A triple-smoothed exponential moving average oscillator that filters market noise and identifies trend direction and momentum changes.

Key Takeaways

  • TRIX applies three layers of exponential smoothing to filter market noise
  • Zero-line crossovers indicate trend direction changes
  • The triple smoothing reduces false signals but introduces more lag than single-smoothed indicators
  • Signal line crossovers and divergences provide additional trading signals

What Is TRIX?

TRIX (Triple Exponential Average) is a momentum oscillator that displays the percentage rate of change of a triple-smoothed exponential moving average (EMA). The indicator applies three successive EMAs to the closing price, then calculates the one-period percentage change of the final smoothed value. This triple smoothing process effectively filters out short-term market noise, making TRIX useful for identifying the underlying trend direction and significant momentum shifts. TRIX oscillates above and below a zero line — positive values indicate bullish momentum, negative values indicate bearish momentum. Trading signals include: zero-line crossovers (TRIX crossing above zero is bullish, below zero is bearish), signal line crossovers (TRIX crossing its signal line, similar to MACD), and divergences between TRIX and price. The default period is typically 15, though this can be adjusted based on the trading timeframe.
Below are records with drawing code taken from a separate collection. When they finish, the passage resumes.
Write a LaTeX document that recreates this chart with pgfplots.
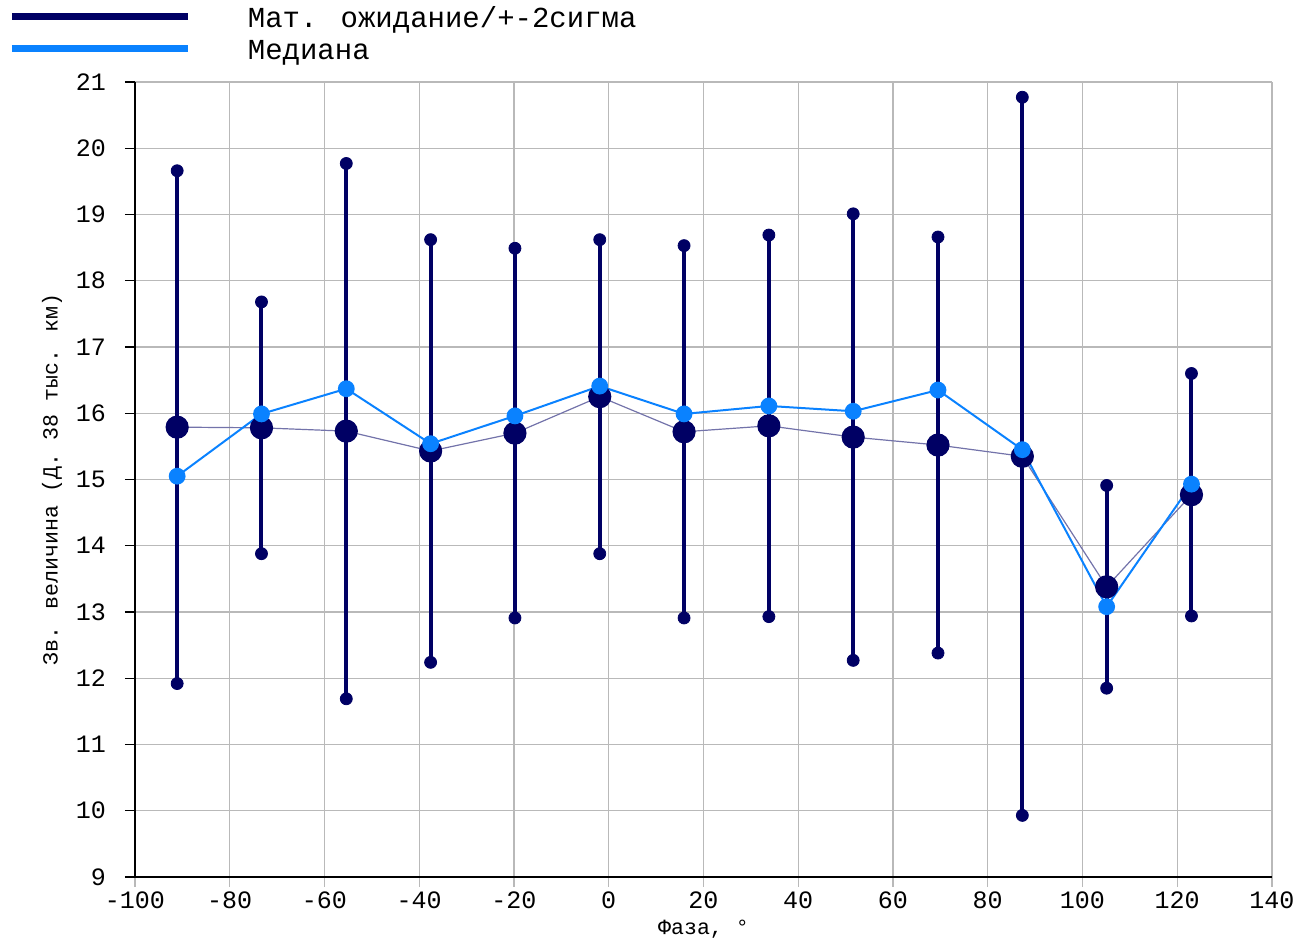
\documentclass[border=0pt]{standalone}
\usepackage{fontspec}
\setmainfont{Liberation Mono}
\usepackage{pgfplots}
\usepackage{pgfplotstable}
\pgfplotsset{compat=1.18}

\definecolor{navy}{RGB}{0,0,100}
\definecolor{medblue}{RGB}{10,130,255}
\definecolor{gridgray}{RGB}{185,185,185}

% phase, mean magnitude, 2 sigma
\pgfplotstableread{
x      mean   err
-91.1  15.79  3.87
-73.3  15.78  1.90
-55.4  15.73  4.04
-37.6  15.43  3.19
-19.8  15.70  2.79
-1.9   16.25  2.37
15.9   15.72  2.81
33.8   15.81  2.88
51.6   15.64  3.37
69.5   15.52  3.14
87.3   15.35  5.42
105.1  13.38  1.53
123.0  14.77  1.83
}\stats

% phase, median magnitude
\pgfplotstableread{
x      med
-91.1  15.05
-73.3  15.99
-55.4  16.37
-37.6  15.54
-19.8  15.96
-1.9   16.41
15.9   15.99
33.8   16.11
51.6   16.03
69.5   16.35
87.3   15.45
105.1  13.08
123.0  14.93
}\median

\begin{document}
\begin{tikzpicture}
\useasboundingbox (-67.5pt,-33pt) rectangle (584pt,438.5pt);
\begin{axis}[
  at={(0,0)}, anchor=south west,
  scale only axis, width=568.5pt, height=397.5pt,
  xmin=-100, xmax=140, ymin=9, ymax=21,
  xtick={-100,-80,...,140}, ytick={9,10,...,21},
  axis lines=left, axis line style={-, line width=0.9pt, black},
  grid=major, major grid style={gridgray, line width=0.6pt},
  tick align=outside, major tick length=5pt,
  xtick style={gridgray, line width=0.6pt},
  ytick style={black, line width=0.6pt},
  /pgf/number format/assume math mode=true,
  ticklabel style={font=\fontsize{12.5}{14}\selectfont},
  yticklabel style={xshift=-6pt},
  xticklabel style={inner sep=2pt},
  xlabel={Фаза, °},
  ylabel={Зв. величина (Д. 38 тыс. км)},
  label style={font=\fontsize{10.8}{12}\selectfont},
  xlabel style={at={(axis description cs:0.5,0)}, anchor=center, yshift=-26pt},
  ylabel style={at={([xshift=-41.5pt]axis description cs:0,0.5)}, anchor=center},
  legend style={at={(axis description cs:0,1)}, anchor=north west,
    xshift=-66.5pt, yshift=40pt, draw=none, fill=none,
    font=\fontsize{14.5}{16}\selectfont,
    nodes={inner sep=0pt, text height=10.5pt, text depth=3pt},
    row sep=2.5pt},
  legend cell align=left,
  legend image code/.code={
    \draw[#1] (0pt,1.5pt) -- (88pt,1.5pt);
    \path[draw=none] (0pt,0pt) (118pt,0pt);
  },
]
\addlegendimage{navy, line width=3.5pt}
\addlegendentry{Мат. ожидание/+-2сигма}
\addlegendimage{medblue, line width=3.5pt}
\addlegendentry{Медиана}

% +-2 sigma bars
\addplot[forget plot, navy, only marks, mark=none,
  error bars/.cd, y dir=both, y explicit,
  error bar style={line width=2pt, navy},
  error mark=*, error mark options={mark size=3pt, draw=navy, fill=navy}]
  table[x=x, y=mean, y error=err] {\stats};

% mean
\addplot[forget plot, navy!55!white, line width=0.6pt,
  mark=*, mark size=5.5pt, mark options={draw=navy, fill=navy}]
  table[x=x, y=mean] {\stats};

% median
\addplot[forget plot, medblue, line width=1pt,
  mark=*, mark size=3.7pt, mark options={draw=medblue, fill=medblue}]
  table[x=x, y=med] {\median};
\end{axis}
\end{tikzpicture}
\end{document}
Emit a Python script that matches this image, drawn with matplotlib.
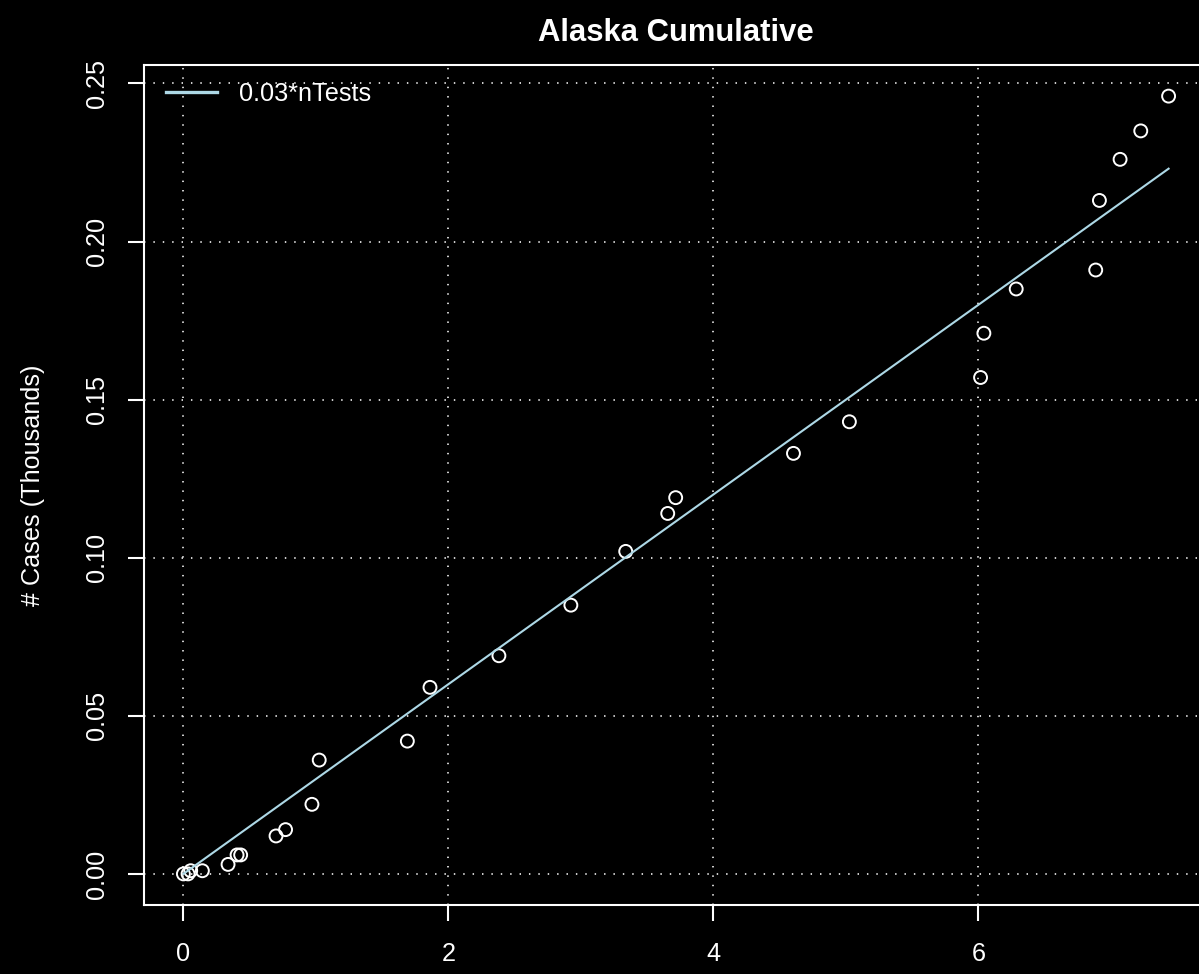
import numpy as np
import matplotlib
matplotlib.use("Agg")
import matplotlib.pyplot as plt

# cumulative tests (thousands) and cases (thousands)
n_tests = [0.0, 0.035, 0.055, 0.143, 0.337, 0.405, 0.432, 0.699, 0.771, 0.970,
           1.025, 1.690, 1.861, 2.381, 2.924, 3.338, 3.655, 3.715, 4.604, 5.026,
           6.016, 6.041, 6.285, 6.885, 6.913, 7.069, 7.225, 7.435]
cases = [0.0, 0.0, 0.001, 0.001, 0.003, 0.006, 0.006, 0.012, 0.014, 0.022,
         0.036, 0.042, 0.059, 0.069, 0.085, 0.102, 0.114, 0.119, 0.133, 0.143,
         0.157, 0.171, 0.185, 0.191, 0.213, 0.226, 0.235, 0.246]
rate = 0.03
x_ticks = [0, 2, 4, 6]
y_ticks = [0.00, 0.05, 0.10, 0.15, 0.20, 0.25]

TITLE = "Alaska Cumulative"
YLABEL = "# Cases (Thousands)"
LEGEND_LABEL = "0.03*nTests"

W, H = 1199, 974
FG = "white"
LINE_COL = "#ADD8E6"

plt.rcParams["font.family"] = ["Liberation Sans", "DejaVu Sans"]

fig = plt.figure(figsize=(W / 100, H / 100), dpi=100, facecolor="black")

# plot region in pixels (right edge runs off the image like the original)
left, right, top, bottom = 144, 1208, 65, 905
ax = fig.add_axes([left / W, 1 - bottom / H, (right - left) / W, (bottom - top) / H])
ax.set_facecolor("black")

x = np.array(n_tests)
y = np.array(cases)

# R-style 4% padding
xpad = 0.04 * (x.max() - x.min())
ypad = 0.04 * (y.max() - y.min())
ax.set_xlim(x.min() - xpad, x.max() + xpad)
ax.set_ylim(y.min() - ypad, y.max() + ypad)

ax.set_xticks(x_ticks)
ax.set_xticklabels([str(t) for t in x_ticks])
ax.set_yticks(y_ticks)
ax.set_yticklabels([f"{t:.2f}" for t in y_ticks], rotation=90, va="center")

ax.grid(True, color="#E0E0E0", linestyle=(0, (0.8, 4.4)), linewidth=1.3)
ax.set_axisbelow(True)

ax.scatter(x, y, s=9.3 ** 2, facecolors="none", edgecolors=FG, linewidths=1.4, zorder=3)

xs = np.sort(x)
ax.plot(xs, rate * xs, color=LINE_COL, linewidth=1.5, zorder=4, label=LEGEND_LABEL)

for sp in ax.spines.values():
    sp.set_color(FG)
    sp.set_linewidth(1.5)

ax.tick_params(colors=FG, labelcolor=FG, labelsize=18.2, length=11.5, width=1.5)
ax.tick_params(axis="x", pad=15)
ax.tick_params(axis="y", pad=14)

leg = ax.legend(loc="upper left", bbox_to_anchor=(22 / (right - left), 1 - 17 / (bottom - top)),
                frameon=False, fontsize=18.2, handlelength=2.0, handletextpad=0.9,
                borderpad=0, borderaxespad=0)
for t in leg.get_texts():
    t.set_color(FG)
for h in leg.get_lines():
    h.set_linewidth(2.4)

cx = (left + right) / 2 / W
fig.text(cx, 1 - 33 / H, TITLE, color=FG, fontsize=22.3, fontweight="bold",
         ha="center", va="center")
fig.text(33 / W, 1 - (top + bottom) / 2 / H, YLABEL, color=FG, fontsize=18.2,
         rotation=90, ha="center", va="center")

fig.savefig("out.png", dpi=100, facecolor="black")
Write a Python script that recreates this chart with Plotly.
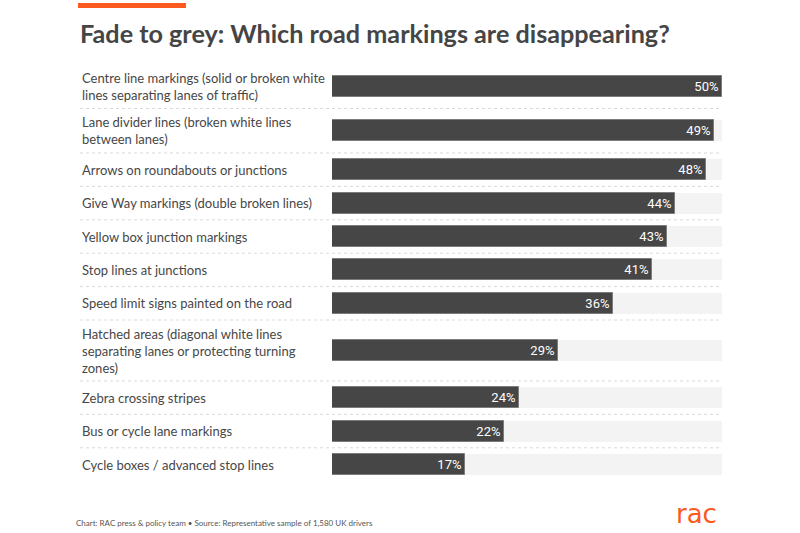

TRIX is particularly valued for its smooth nature, which reduces whipsaws compared to other momentum oscillators, though this smoothness comes at the cost of a slight lag in signal generation.

TRIX Example

  • 1TRIX crosses above zero after spending three months in negative territory, signaling a long-term trend change from bearish to bullish.
  • 2A bearish divergence between price making new highs and TRIX making lower highs warns of an impending trend reversal.